Real Estate Agenta Aids In Timeshare Cast-Offs

Pat Pendleton is a bit of a softie. Her Surfside Beach real estate office is full of stray cats that she did not have the heart to turn away.

Pendleton has the same problem when it comes to distraught timeshare owners - the hordes of financially anemic consumers deserted by the industry. They call her in tears. They come into her office and beg.

"There are so many injustices in the business," she said. "They think I'm the greatest thing since white bread."

This is why Pendleton, at a spry 64 years old, has not hit it big by flipping million-dollar beach homes. She spends almost all of her time collecting timeshare cast-offs and matching them up with savvy buyers, bargain hunters happy to snap up a time share unit for thousands of dollars less than developers are selling them for. Not all of Pendleton's sellers are thrilled to hear how much money they will lose on their investment, but Pendleton is a realist about the dismal resale value of time shares.
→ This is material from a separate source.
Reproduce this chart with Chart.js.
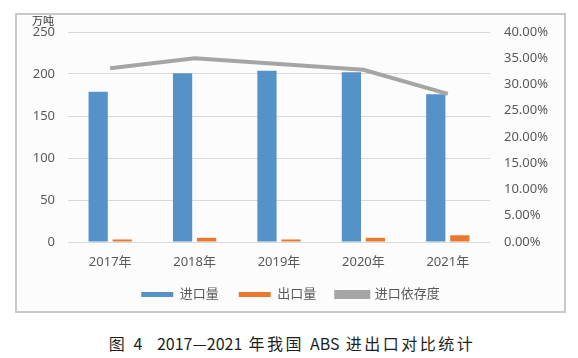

"I say 'I can either tell you the truth or tell you what you want to hear,' " she explained.

Pendleton started selling real estate in Columbia 25 years ago. She moved to Myrtle Beach in 1987 and, as a relatively green broker in a new office, she started handling time share sales. A few years later she incorporated Pendleton Realty Inc., now a six-person business that almost exclusively handles fractional properties.
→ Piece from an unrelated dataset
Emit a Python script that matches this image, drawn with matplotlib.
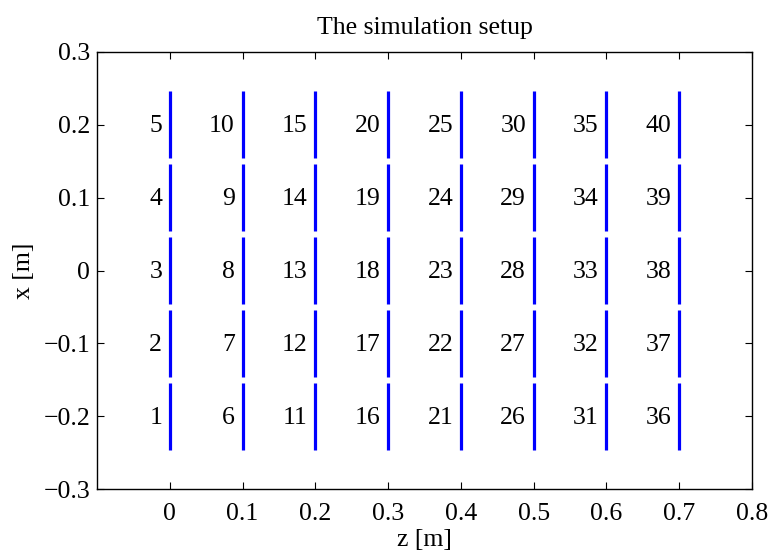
import numpy as np
import matplotlib
matplotlib.use("Agg")
import matplotlib.pyplot as plt

plt.rcParams['font.family'] = ['Liberation Serif', 'DejaVu Serif']
plt.rcParams['mathtext.fontset'] = 'stix'

# Array element positions along z and segment centres along x
z_positions = [0.0, 0.1, 0.2, 0.3, 0.4, 0.5, 0.6, 0.7]
x_centres = [-0.2, -0.1, 0.0, 0.1, 0.2]
half_length = 0.046
xticks = [0, 0.1, 0.2, 0.3, 0.4, 0.5, 0.6, 0.7, 0.8]
yticks = [-0.3, -0.2, -0.1, 0, 0.1, 0.2, 0.3]

FS = 18.5

fig = plt.figure(figsize=(7.71, 5.5), dpi=100)
ax = fig.add_axes([97 / 771, 1 - 489 / 550, (752 - 97) / 771, (489 - 52) / 550])

n = 1
for z in z_positions:
    for xc in x_centres:
        ax.plot([z, z], [xc - half_length, xc + half_length], color='#0000ff',
                lw=2.3, solid_capstyle='butt')
        ax.annotate(str(n), xy=(z, xc), xytext=(-5.5, -1), textcoords='offset points',
                    ha='right', va='center', fontsize=FS)
        n += 1

ax.set_xlim(-0.1, 0.8)
ax.set_ylim(-0.3, 0.3)
ax.set_xticks(xticks)
ax.set_xticklabels(['0' if v == 0 else f'{v:g}' for v in xticks])
ax.set_yticks(yticks)
ax.set_yticklabels(['0' if v == 0 else f'{v:g}'.replace('-', '\u2212') for v in yticks])
ax.tick_params(direction='in', length=5, width=0.8, top=True, right=True,
               labelsize=FS)
ax.tick_params(axis='x', pad=10)
ax.tick_params(axis='y', pad=5)
for s in ax.spines.values():
    s.set_linewidth(1.0)

ax.set_title('The simulation setup', fontsize=FS, pad=13)
ax.set_xlabel('z [m]', fontsize=FS, labelpad=3)
ax.set_ylabel('x [m]', fontsize=FS, labelpad=6)

fig.savefig('out.png', dpi=100)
"I guess it just became my niche," she said.

Building the business has not been easy. Developers don't want to lose market share and don't want word to get out that their timeshare units can be had for 30 percent to 50 percent less, on average, than the prices they set. They often don't let Pendleton on their properties, and they try to scare consumers away from the resale market by telling them "used" timeshares don't come with the same perks and reservation clout.
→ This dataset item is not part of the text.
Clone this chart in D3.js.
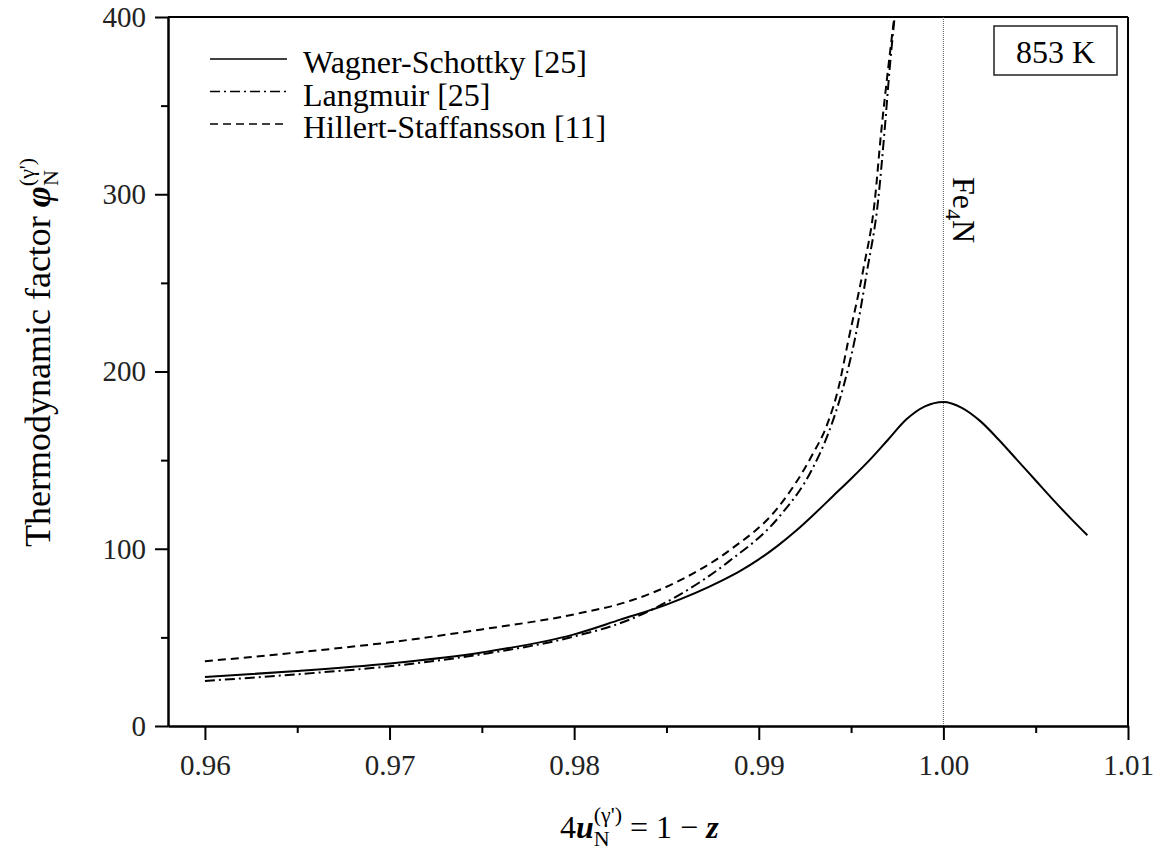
<!DOCTYPE html>
<html>
<head>
<meta charset="utf-8">
<script src="https://cdn.jsdelivr.net/npm/d3@7"></script>
<style>
  body { margin: 0; background: #fff; }
  svg text { font-family: "Liberation Serif", "Times New Roman", serif; }
</style>
</head>
<body>
<div id="chart"></div>
<script>
// values (853 K)
const xTicks = [0.96, 0.97, 0.98, 0.99, 1.00, 1.01];
const xMinor = [0.965, 0.975, 0.985, 0.995, 1.005];
const yTicks = [0, 100, 200, 300, 400];
const yMinor = [50, 150, 250, 350];

// Wagner-Schottky [25]
const wsX = [0.960, 0.965, 0.970, 0.975, 0.980, 0.9825, 0.985, 0.988, 0.989, 0.990, 0.991, 0.992, 0.993, 0.994, 0.995, 0.996, 0.997, 0.998, 0.999, 1.000, 1.001, 1.002, 1.003, 1.004, 1.005, 1.006, 1.007, 1.0078];
const wsY = [27.6, 31, 35.3, 41.5, 51.7, 60, 68.5, 82, 87.5, 94, 101.5, 110, 119.5, 129.5, 139.5, 150, 161.5, 173, 180.3, 182.8, 179.5, 172, 161.5, 150, 138.5, 127, 116, 107.6];

// Langmuir [25]
const lmX = [0.960, 0.965, 0.970, 0.975, 0.980, 0.983, 0.9857, 0.9884, 0.9911, 0.9929, 0.9938, 0.9946, 0.9952, 0.99587, 0.99646, 0.99680, 0.99710, 0.99736];
const lmY = [25.4, 29.2, 33.7, 40.5, 50.5, 60, 74, 93, 118, 145, 166, 192, 218, 257, 296, 334, 372, 400];

// Hillert-Staffansson [11]
const hsX = [0.960, 0.965, 0.970, 0.975, 0.980, 0.983, 0.9857, 0.9884, 0.9911, 0.9929, 0.9937, 0.9943, 0.99484, 0.99565, 0.99628, 0.99662, 0.99702, 0.99734];
const hsY = [36.5, 41.5, 47.2, 54.5, 63, 70.5, 82, 99, 124, 153, 170, 190, 217, 257, 296, 334, 372, 400];

const legendNames = ["Wagner-Schottky [25]", "Langmuir [25]", "Hillert-Staffansson [11]"];
const dashes = [null, "10,4,2,4", "8,5"];

const width = 1156, height = 854;
const pLeft = 168, pRight = 1128, pTop = 17, pBottom = 726;
const serif = "'Liberation Serif', 'Times New Roman', serif";

const svg = d3.select("#chart")
  .append("svg")
  .attr("width", width)
  .attr("height", height)
  .style("font-family", serif);

const x = d3.scaleLinear().domain([0.958, 1.01]).range([pLeft, pRight]);
const y = d3.scaleLinear().domain([0, 400]).range([pBottom, pTop]);

// frame top / right
svg.append("line").attr("x1", pLeft).attr("x2", pRight).attr("y1", pTop).attr("y2", pTop)
  .attr("stroke", "#000").attr("stroke-width", 2);
svg.append("line").attr("x1", pRight).attr("x2", pRight).attr("y1", pTop).attr("y2", pBottom)
  .attr("stroke", "#000").attr("stroke-width", 2);

// Fe4N marker
svg.append("line")
  .attr("x1", x(1.0)).attr("x2", x(1.0))
  .attr("y1", pTop).attr("y2", pBottom)
  .attr("stroke", "#555").attr("stroke-width", 1)
  .attr("stroke-dasharray", "1,1");

// minor ticks
const xAxisMinor = svg.append("g")
  .attr("transform", `translate(0,${pBottom})`)
  .call(d3.axisBottom(x).tickValues(xMinor).tickSize(7).tickSizeOuter(0).tickFormat(""));
const yAxisMinor = svg.append("g")
  .attr("transform", `translate(${pLeft},0)`)
  .call(d3.axisLeft(y).tickValues(yMinor).tickSize(7).tickSizeOuter(0).tickFormat(""));

// major axes
const xAxis = svg.append("g")
  .attr("transform", `translate(0,${pBottom})`)
  .call(d3.axisBottom(x).tickValues(xTicks).tickSize(14).tickSizeOuter(0).tickPadding(14).tickFormat(d3.format(".2f")));
const yAxis = svg.append("g")
  .attr("transform", `translate(${pLeft},0)`)
  .call(d3.axisLeft(y).tickValues(yTicks).tickSize(13).tickSizeOuter(0).tickPadding(9));

[xAxisMinor, yAxisMinor, xAxis, yAxis].forEach(g => {
  g.attr("font-family", null).style("font-family", serif);
  g.selectAll("line").attr("stroke", "#000").attr("stroke-width", 2);
  g.select(".domain").attr("stroke", "#000").attr("stroke-width", 2);
});
[xAxis, yAxis].forEach(g => {
  g.selectAll("text")
    .attr("fill", "#222")
    .style("font-size", "29px")
    .style("font-family", serif);
});

// curves
const line = d3.line().x(d => x(d[0])).y(d => y(d[1])).curve(d3.curveMonotoneX);
const series = [d3.zip(wsX, wsY), d3.zip(lmX, lmY), d3.zip(hsX, hsY)];

svg.append("g")
  .selectAll("path")
  .data(series)
  .join("path")
  .attr("d", line)
  .attr("fill", "none")
  .attr("stroke", "#000")
  .attr("stroke-width", 2)
  .attr("stroke-dasharray", (d, i) => dashes[i]);

// legend
const legend = svg.append("g");
legendNames.forEach((name, i) => {
  const by = 73 + i * 32.5;
  legend.append("line")
    .attr("x1", 210).attr("x2", 287)
    .attr("y1", by - 14).attr("y2", by - 14)
    .attr("stroke", "#000").attr("stroke-width", 1.6)
    .attr("stroke-dasharray", dashes[i]);
  legend.append("text")
    .attr("x", 303).attr("y", by)
    .attr("font-size", 32)
    .text(name);
});

// temperature box
svg.append("rect")
  .attr("x", 994).attr("y", 26).attr("width", 123).attr("height", 49)
  .attr("fill", "#fff").attr("stroke", "#222").attr("stroke-width", 1.5);
svg.append("text")
  .attr("x", 1055.5).attr("y", 63)
  .attr("text-anchor", "middle")
  .attr("font-size", 32)
  .text("853 K");

// Fe4N label
const fe = svg.append("text")
  .attr("transform", "translate(953,177) rotate(90)")
  .attr("font-size", 32);
fe.append("tspan").text("Fe");
fe.append("tspan").attr("font-size", 22).attr("dy", 7).text("4");
fe.append("tspan").attr("dy", -7).text("N");

// y title
const yt = svg.append("text")
  .attr("transform", "translate(50,547) rotate(-90)")
  .attr("font-size", 36);
yt.append("tspan").text("Thermodynamic factor ");
yt.append("tspan").attr("font-weight", "bold").attr("font-style", "italic").text("φ");
yt.append("tspan").attr("font-size", 22).attr("dy", 8).text("N");
yt.append("tspan").attr("font-size", 22).attr("dx", -16).attr("dy", -24).text("(γ')");

// x title
const xt = svg.append("text")
  .attr("x", 560).attr("y", 838)
  .attr("font-size", 32);
xt.append("tspan").text("4");
xt.append("tspan").attr("font-weight", "bold").attr("font-style", "italic").text("u");
xt.append("tspan").attr("font-size", 22).attr("dy", 8).text("N");
xt.append("tspan").attr("font-size", 22).attr("dx", -16).attr("dy", -24).text("(γ')");
xt.append("tspan").attr("dy", 16).text(" = 1 − ");
xt.append("tspan").attr("font-weight", "bold").attr("font-style", "italic").text("z");
</script>
</body>
</html>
"It's just lies really - baldfaced," Pendleton explained.

And then there is the constant image battle. For years, the timeshare resale industry comprised boiler rooms of swindlers calling owners and promising to flip their unit at a profit if they pay a few hundred dollars up front. Most of those shops never advertised any units, let alone sold them. Lawmakers and attorneys general have cracked down on some, but not all, of those operations.

Meanwhile, Pendleton has kept shuffling around her cramped strip-mall office; punching on a speaker-phone to listen to the sobs of another potential client; spinning through her vast Rolodex of time share fans; and shooing stray cats off of her cluttered desk.

"I've never had a complaint from a buyer," Pendleton said. "And I don't know how many timeshare developers can say that."